I had a bad day yesterday tightening up more tags and then realizing as I updated old posts that my hotlinked pix were failing, and thankfully I just shut the laptop and walked away. Overnight in my dreams I realized I missed paying the premium on the old blog some of those pix are hotlinked from, so I'm going to try that first before I spend a godawful amount of time trying to transfer and rehost sporadic content. I rarely hotlink that old stuff outside of my own new blogs, so this is an internal personal problem, screams in the night kind of thing, but I'm meticulous and this is harshing my blog fleet command.
Was zipping through incoming reader list in my email just now and glanced across the line 'making my eyes pulsate'. Here. *wow* Ok, moving on...
I'm not sure how I keep making a 'top interactors' list for people who get way more interaction from other people they tag. I ignore 90% or more of my incoming. There is one particular group that I really like but rarely get involved with that spikes my impressions sky high just responding to them once or twice a week. Sometimes someone outside that group will lurk my likes and butt in or retweet something, and it feels awkward to me and I suddenly feel protective of my spot in that gang. People who cross the gang streams on twitter without regard to what is actually going on really don't need to be doing that. And while I'm on that, I may as well mention the concern for my happiness in what to one person apparently looked like a horribly frustrating day based on ONE tweet, without even bothering to check my timeline, and it was monumentally awkward looking from them without any kind of awareness because I was in the middle of a spam joke on my husband. I know I've done my own awkward tweeting, as well, but I very seriously don't know why I even talk to some people in the first place and for some reason that makes us firm fast buddies for life. I was talking to @bonenado in the car yesterday about the biggest twitter mistake I ever made, and basically it's me actually feeling concern for people who blurt sadness or some kind of misunderstanding, and stupid Pinky Robot automatically thinks 'easy to fix because I can see this process from bigger picture', and then I wind up covered in silly string and lots more misunderstandings.

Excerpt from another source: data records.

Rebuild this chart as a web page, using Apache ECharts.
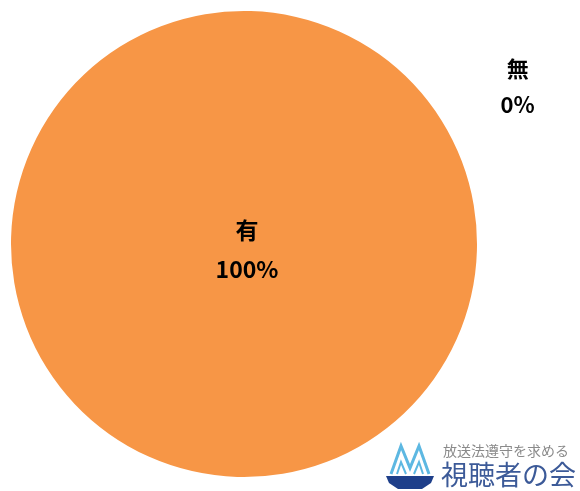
<!DOCTYPE html>
<html><head><meta charset="utf-8">
<script src="https://cdn.jsdelivr.net/npm/echarts@6/dist/echarts.min.js"></script>
<style>html,body{margin:0;padding:0;background:#fff}#c{width:580px;height:491px}</style>
</head><body><div id="c"></div>
<script>
const categories = ['有', '無'];
const values = [100, 0];
const percentLabels = ['100%', '0%'];

const chart = echarts.init(document.getElementById('c'));
const font = '"Noto Sans CJK JP", "Noto Sans", sans-serif';
chart.setOption({
  animation: false,
  series: [{
    type: 'pie',
    center: [244, 244],
    radius: 233,
    startAngle: 32.1,
    avoidLabelOverlap: false,
    minShowLabelAngle: 0,
    stillShowZeroSum: true,
    itemStyle: { borderWidth: 0 },
    data: categories.map((c, i) => ({
      name: c,
      value: values[i],
      itemStyle: { color: i === 0 ? '#F79646' : '#4F81BD' },
      label: i === 0 ? {
        show: true, position: 'center', padding: [12, 0, 0, 6],
        formatter: '{a|{b}}\n{a|' + percentLabels[i] + '}',
        rich: { a: { fontSize: 23, fontWeight: 'bold', color: '#000', fontFamily: font, lineHeight: 39, align: 'center' } }
      } : {
        show: true, position: 'outside',
        formatter: '{a|{b}}\n{a|' + percentLabels[i] + '}',
        rich: { a: { fontSize: 22, fontWeight: 'bold', color: '#000', fontFamily: font, lineHeight: 36, align: 'center' } }
      },
      labelLine: { show: false, length: 64, length2: 0 }
    }))
  }],
  graphic: [
    { type: 'polyline', shape: { points: [[391,474],[401,446],[410,468],[419,446],[429,474]] }, style: { stroke: '#5DB8E2', lineWidth: 3, fill: null } },
    { type: 'polyline', shape: { points: [[397,474],[401,462],[406,474]] }, style: { stroke: '#5DB8E2', lineWidth: 2, fill: null } },
    { type: 'polyline', shape: { points: [[414,474],[419,462],[423,474]] }, style: { stroke: '#5DB8E2', lineWidth: 2, fill: null } },
    { type: 'polygon', shape: { points: [[386,476],[434,476],[431,483],[422,489],[398,489],[389,483]] }, style: { fill: '#1E3F8A' } },
    { type: 'text', left: 443, top: 444, style: { text: '放送法遵守を求める', fontSize: 14, fill: '#8A8A8A', fontFamily: font } },
    { type: 'text', left: 441, top: 461, style: { text: '視聴者の会', fontSize: 27, fill: '#3C5A98', fontFamily: font } }
  ]
});
</script></body></html>
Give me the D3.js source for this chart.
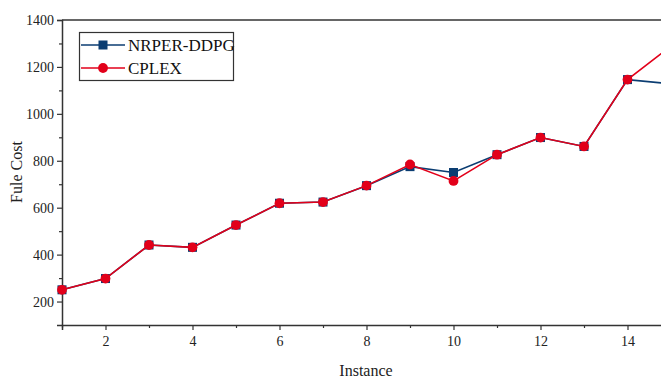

So Day 12 of this Head Cold From Hell will be fraught with doubt and self loathing, if you make it this far. Just giving y'all a heads up.
Oh, by the way, VALIDATED. Private convo with someone who gets a bunch of stuff about the big fandom asplosion I went through had never even heard of anything that. bad. Maybe I *should* write a little book about it like some of the fans have been pushing me to do... But not today. I'm still writhing in existential agony and mini crises. Yeah, in the ol' chair under the big light, psychiatrist asking me how my book is coming along... You do not know pressure until a guy who counts your pills asks you how your project is going. I'm going to spend the rest of my day facepalming through laundry and trying not to bang my head on various walls. To the handful of people who actually know what's going on- I cannot tell you how much I love you guys.